Intersectional Beginnings and Abolitionist Endings
Decolonial, Feminist and Anti-Militarist Theorising on Peacekeeping
A new Seminar Series on intersectionality and justice as a beneficial framework and methodology paired with peace studies has been established by The Kroc Institute for International Peace Studies, University of Notre Dame.
Led by Ashley Bohrer, Assistant Professor of Gender and Peace Studies, and featuring a variety of guest presenters, the Series addresses the potential of intersectional analysis for peace studies scholars, with an ability to transform timely global conversations and issues. The series illustrates how peacebuilding in its many forms contributes to the strength and value of intersectionality and justice as an analytical tool and concept.
On 5 December 2024, Professor Marsha Henry was the guest presenter, delivering a Lecture on 'Intersectional Beginnings and Abolitionist Endings: Decolonial, Feminist and Anti-Militarist Theorising on Peacekeeping’, based on her recent book The End of Peacekeeping: Gender, Race, and the Martial Politics of Intervention (University of Pennsylvania Press, 2024). The Lecture, drawing on critical concepts from Black feminist thought and postcolonial and critical race theories, provided an intersectional analysis of peacekeeping based on more than 15 years of ethnographic fieldwork around the world--including interviews with UN peacekeepers, humanitarian aid personnel, and local populations. Revealing that peacekeeping is not the benign, apolitical project it is often purported to be, Henry’s work encourages readers to imagine and enact alternative futures to peacekeeping.

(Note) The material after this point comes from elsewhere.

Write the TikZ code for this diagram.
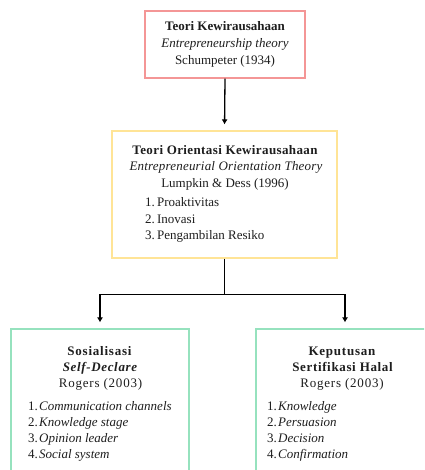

Read more and watch the recording of the lecture here.
Professor Marsha Henry
Professor Henry is the Secretary Hillary Rodham Clinton Chair in Women, Peace, Security and Justice. Her research is concerned with the gendered and racialised politics of violence; militarisation; global south development; international aid and intervention; and conflict, peace, and security. She is the author of several books, the latest of which is: The End of Peacekeeping: Gender, Race, and the Martial Politics of Intervention (University of Pennsylvania Press, 2024).
Marsha has also advised a number of national governments on women’s participation in the armed forces, combatting sexual exploitation and abuse in humanitarian settings, and developing anti-racist and diversity strategies in foreign policy ministries.